AVAILABLE DATA |
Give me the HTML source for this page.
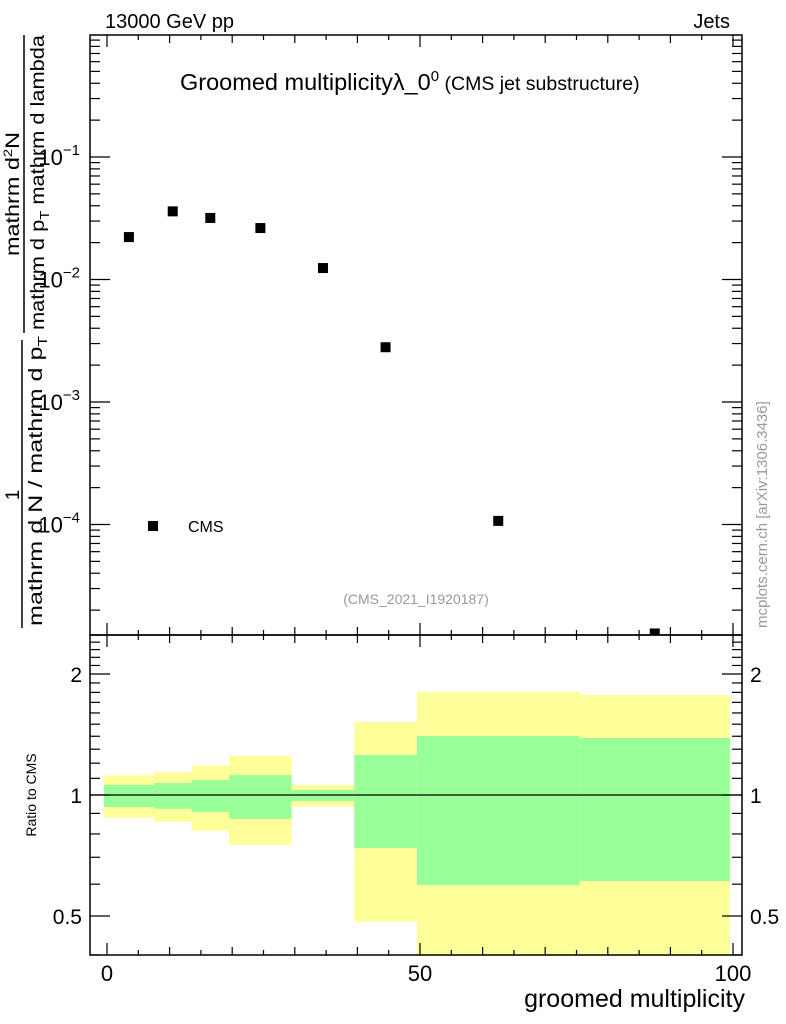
<!DOCTYPE html>
<html><head><meta charset="utf-8"><style>
body{margin:0;background:#fff}
svg{display:block;font-family:"Liberation Sans",sans-serif}
</style></head><body>
<svg id="chart" width="786" height="1024" xmlns="http://www.w3.org/2000/svg">
<g id="bands"></g>
<g id="marks"></g>
<g id="axes"></g>
<text x="105" y="28" font-size="20">13000 GeV pp</text>
<text x="730" y="28" font-size="20" text-anchor="end">Jets</text>
<text x="180" y="90" font-size="23.5">Groomed multiplicityλ_0<tspan dy="-9" font-size="15">0</tspan><tspan dy="9" font-size="19.5"> (CMS jet substructure)</tspan></text>
<text x="416" y="604" font-size="14" fill="#999" text-anchor="middle">(CMS_2021_I1920187)</text>
<text transform="translate(767,628) rotate(-90)" font-size="15" fill="#999">mcplots.cern.ch [arXiv:1306.3436]</text>
<rect x="148" y="521" width="10" height="10" fill="#000"/>
<text x="188" y="532" font-size="16">CMS</text>
<g font-size="19">
<text transform="translate(19,495) rotate(-90)" text-anchor="middle">1</text>
<line x1="22" y1="628" x2="22" y2="340" stroke="#000" stroke-width="1.5"/>
<text transform="translate(42,626) rotate(-90)" textLength="290" lengthAdjust="spacingAndGlyphs">mathrm d N / mathrm d p<tspan font-size="13" dy="5">T</tspan></text>
<text transform="translate(19,256) rotate(-90)" textLength="124" lengthAdjust="spacingAndGlyphs">mathrm d<tspan font-size="12" dy="-7">2</tspan><tspan dy="7">N</tspan></text>
<line x1="24" y1="333" x2="24" y2="35" stroke="#000" stroke-width="1.5"/>
<text transform="translate(44,330) rotate(-90)" textLength="295" lengthAdjust="spacingAndGlyphs">mathrm d p<tspan font-size="13" dy="5">T</tspan><tspan dy="-5"> mathrm d lambda</tspan></text>
</g>
<text transform="translate(36,795) rotate(-90)" font-size="14" text-anchor="middle">Ratio to CMS</text>
<text x="745" y="1007" font-size="25" text-anchor="end">groomed multiplicity</text>
</svg>
<script>
const binEdges=[-0.5,7.5,13.5,19.5,29.5,39.5,49.5,75.5,99.5];
const xCenters=[3.5,10.5,16.5,24.5,34.5,44.5,62.5,87.5];
const yValues=[0.0222,0.036,0.0318,0.0263,0.0124,0.0028,0.000107,0.0000129];
const yellowHi=[1.119,1.139,1.183,1.25,1.059,1.519,1.807,1.773];
const yellowLo=[0.878,0.858,0.815,0.751,0.937,0.484,0.3,0.3];
const greenHi=[1.059,1.071,1.09,1.121,1.029,1.257,1.402,1.386];
const greenLo=[0.934,0.924,0.907,0.872,0.966,0.738,0.597,0.611];
const xTicks=[0,50,100];
const yDecades=[-1,-2,-3,-4];
const ratioTicks=[0.5,1,2];
const NS="http://www.w3.org/2000/svg";
const L=90,R=742,T=35,MB=635,RB=955;
const X=v=>107+6.26*v;
const Y=v=>157-122.5*(Math.log10(v)+1);
const YR=r=>795-402*Math.log10(r);
const clipR=y=>Math.max(MB,Math.min(RB,y));
function mk(tag,attrs,parent){const e=document.createElementNS(NS,tag);for(const k in attrs)e.setAttribute(k,attrs[k]);parent.appendChild(e);return e;}
const bands=document.getElementById('bands'),marks=document.getElementById('marks'),axes=document.getElementById('axes');
for(let i=0;i<xCenters.length;i++){
  const x0=Math.max(L,X(binEdges[i])),x1=Math.min(R,X(binEdges[i+1]));
  let y0=clipR(YR(yellowHi[i])),y1=clipR(YR(yellowLo[i]));
  const yb=mk('rect',{x:x0,y:y0,width:x1-x0,height:y1-y0,fill:'#ffff99'},bands);
  
  
  y0=clipR(YR(greenHi[i]));y1=clipR(YR(greenLo[i]));
  const gb=mk('rect',{x:x0,y:y0,width:x1-x0,height:y1-y0,fill:'#99ff99'},bands);
  
  
  const cy=Math.min(Y(yValues[i]),MB);
  const p=mk('rect',{x:X(xCenters[i])-5,y:cy-5,width:10,height:Math.min(10,MB-(cy-5)),fill:'#000'},marks);
  
  
}
const one=mk('line',{x1:L,x2:R,y1:YR(1),y2:YR(1),stroke:'#000','stroke-width':1.2},axes);


mk('rect',{x:L,y:T,width:R-L,height:MB-T,fill:'none',stroke:'#000','stroke-width':1.5},axes);
mk('rect',{x:L,y:MB,width:R-L,height:RB-MB,fill:'none',stroke:'#000','stroke-width':1.5},axes);
function ln(a,b,c,d){mk('line',{x1:a,y1:b,x2:c,y2:d,stroke:'#000','stroke-width':1.2},axes);}
for(let v=0;v<=100;v+=5){
  const x=X(v);const len=v%50==0?12:(v%10==0?8:5);
  [[T,1],[MB,-1],[MB,1],[RB,-1]].forEach(([y,d])=>ln(x,y,x,y+d*len));
}
xTicks.forEach(v=>{const t=mk('text',{x:X(v),y:981,'font-size':22,'text-anchor':'middle'},axes);t.textContent=v;

});
for(let d=-5;d<=0;d++){for(let m=1;m<10;m++){const y=Y(m*Math.pow(10,d));if(y<T||y>MB)continue;
const len=m==1?20:10;ln(L,y,L+len,y);ln(R,y,R-len,y);}}
yDecades.forEach(d=>{const t=mk('text',{x:80,y:Y(Math.pow(10,d))+8,'font-size':22,'text-anchor':'end'},axes);
t.textContent='10';
const s=mk('tspan',{dy:-10,'font-size':15},t);s.textContent='\u2212'+Math.abs(d);

});
[0.4,0.5,0.6,0.7,0.8,0.9,1,1.1,1.2,1.3,1.4,1.5,1.6,1.7,1.8,1.9,2,2.1,2.2,2.3,2.4,2.5].forEach(r=>{const y=YR(r);if(y<MB||y>RB)return;
const len=ratioTicks.includes(r)?20:10;ln(L,y,L+len,y);ln(R,y,R-len,y);});
ratioTicks.forEach(r=>{[[82,'end'],[750,'start']].forEach(([x,a])=>{const t=mk('text',{x:x,y:YR(r)+8,'font-size':21,'text-anchor':a},axes);t.textContent=r;

});});
</script>
</body></html>
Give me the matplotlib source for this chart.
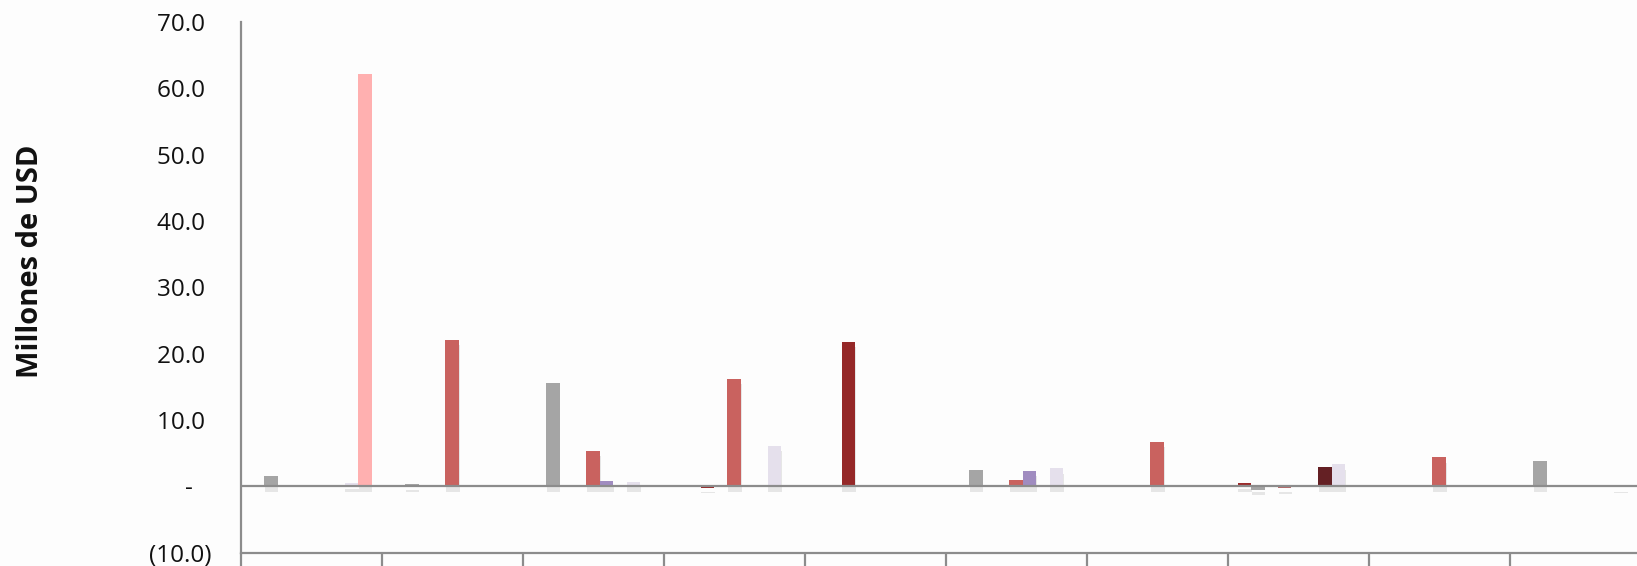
import matplotlib
matplotlib.use("Agg")
import matplotlib.pyplot as plt
import matplotlib.patheffects as pe
import numpy as np
from matplotlib.ticker import FixedLocator, NullFormatter

# ---- data (millones de USD), 10 visible categories, 9 series ----
n_categories = 10
category_labels = [""] * n_categories   # labels are cut off in the reference

serie_0 = [0.0, 0.0, 0.0, 0.0, 0.0, 0.0, 0.0, 0.45, 0.0, 0.0]
serie_1 = [1.6, 0.35, 15.5, 0.0, 0.0, 2.5, 0.0, -0.5, 0.0, 3.8]
serie_2 = [0.0, 0.0, 0.0, -0.2, 21.8, 0.0, 0.0, 0.0, 0.0, 0.0]
serie_3 = [0.0, 0.0, 0.0, 0.0, 0.0, 0.0, 0.0, -0.25, 0.0, 0.0]
serie_4 = [0.0, 22.1, 5.4, 16.2, 0.0, 1.0, 6.7, 0.0, 4.4, 0.0]
serie_5 = [0.05, 0.0, 0.85, 0.0, 0.0, 2.35, 0.0, 0.0, 0.0, 0.0]
serie_6 = [0.0, 0.0, 0.0, 0.0, 0.0, 0.0, 0.05, 2.9, 0.0, 0.0]
serie_7 = [0.5, 0.0, 0.7, 6.1, 0.0, 2.7, 0.0, 3.3, 0.0, -0.1]
serie_8 = [62.1, 0.0, 0.0, 0.0, 0.0, 0.0, 0.0, 0.05, 0.0, 0.0]

series = [serie_0, serie_1, serie_2, serie_3, serie_4,
          serie_5, serie_6, serie_7, serie_8]
colors = ["#9B2B2B", "#A5A5A5", "#952828", "#B56A6A", "#C9625F",
          "#A08CC0", "#642024", "#E5E0EC", "#FFB0B0"]

yticks = [-10, 0, 10, 20, 30, 40, 50, 60, 70]
# accounting-style labels (positive values padded like the closing parenthesis)
ytick_labels = ["(10.0)", "-   ", "10.0 ", "20.0 ", "30.0 ", "40.0 ",
                "50.0 ", "60.0 ", "70.0 "]

# ---- figure ----
W, H, DPI = 1637, 566, 100
fig = plt.figure(figsize=(W / DPI, H / DPI), dpi=DPI, facecolor="#FDFDFD")
ax = fig.add_axes([240.7 / W, 13.3 / H, 1410 / W, 530.9 / H])
ax.set_facecolor("#FDFDFD")

n_series = len(series)
bw = 1.0 / (n_series + 1.5)
x = np.arange(n_categories)
first = -0.5 + 0.75 * bw + 0.5 * bw
shadow = [pe.SimplePatchShadow(offset=(0.5, -4), shadow_rgbFace="#808080", alpha=0.18),
          pe.Normal()]
for k, (vals, col) in enumerate(zip(series, colors)):
    ax.bar(x + first + k * bw, vals, width=bw, color=col,
           edgecolor="none", path_effects=shadow, zorder=3)

ax.axhline(0, color="#8C8C8C", lw=1.6, zorder=4)

ax.set_xlim(-0.5, n_categories - 0.5)
ax.set_ylim(-10, 70)
ax.set_yticks(yticks)
ax.set_yticklabels(ytick_labels, fontsize=17.5, family="Open Sans", color="#111111")
ax.tick_params(axis="y", length=0, pad=21)

ax.set_xticks(x)
ax.set_xticklabels(category_labels)
ax.tick_params(axis="x", which="major", length=0)
ax.xaxis.set_minor_locator(FixedLocator(np.arange(-0.5, n_categories, 1.0)))
ax.xaxis.set_minor_formatter(NullFormatter())
ax.tick_params(axis="x", which="minor", length=25, width=1.6, color="#8C8C8C",
               direction="out")

for s in ["top", "right"]:
    ax.spines[s].set_visible(False)
for s in ["left", "bottom"]:
    ax.spines[s].set_color("#8C8C8C")
    ax.spines[s].set_linewidth(1.6)

ax.set_ylabel("Millones de USD", fontsize=21, fontweight="bold",
              family="Open Sans", color="#111111")
ax.yaxis.set_label_coords(-0.1385, 0.549)

fig.savefig("out.png", dpi=DPI, facecolor=fig.get_facecolor())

WHAT YOU ARE ASKED TO DO |
Make an exact copy of the lines from the one that contains "Give me the matplotlib source for this chart." through the one that contains "0.05, 0.0, 0.0]", both included, and no other lines. Pictures are skipped.

TASK SOLUTION |
Give me the matplotlib source for this chart.
import matplotlib
matplotlib.use("Agg")
import matplotlib.pyplot as plt
import matplotlib.patheffects as pe
import numpy as np
from matplotlib.ticker import FixedLocator, NullFormatter

# ---- data (millones de USD), 10 visible categories, 9 series ----
n_categories = 10
category_labels = [""] * n_categories   # labels are cut off in the reference

serie_0 = [0.0, 0.0, 0.0, 0.0, 0.0, 0.0, 0.0, 0.45, 0.0, 0.0]
serie_1 = [1.6, 0.35, 15.5, 0.0, 0.0, 2.5, 0.0, -0.5, 0.0, 3.8]
serie_2 = [0.0, 0.0, 0.0, -0.2, 21.8, 0.0, 0.0, 0.0, 0.0, 0.0]
serie_3 = [0.0, 0.0, 0.0, 0.0, 0.0, 0.0, 0.0, -0.25, 0.0, 0.0]
serie_4 = [0.0, 22.1, 5.4, 16.2, 0.0, 1.0, 6.7, 0.0, 4.4, 0.0]
serie_5 = [0.05, 0.0, 0.85, 0.0, 0.0, 2.35, 0.0, 0.0, 0.0, 0.0]
serie_6 = [0.0, 0.0, 0.0, 0.0, 0.0, 0.0, 0.05, 2.9, 0.0, 0.0]
serie_7 = [0.5, 0.0, 0.7, 6.1, 0.0, 2.7, 0.0, 3.3, 0.0, -0.1]
serie_8 = [62.1, 0.0, 0.0, 0.0, 0.0, 0.0, 0.0, 0.05, 0.0, 0.0]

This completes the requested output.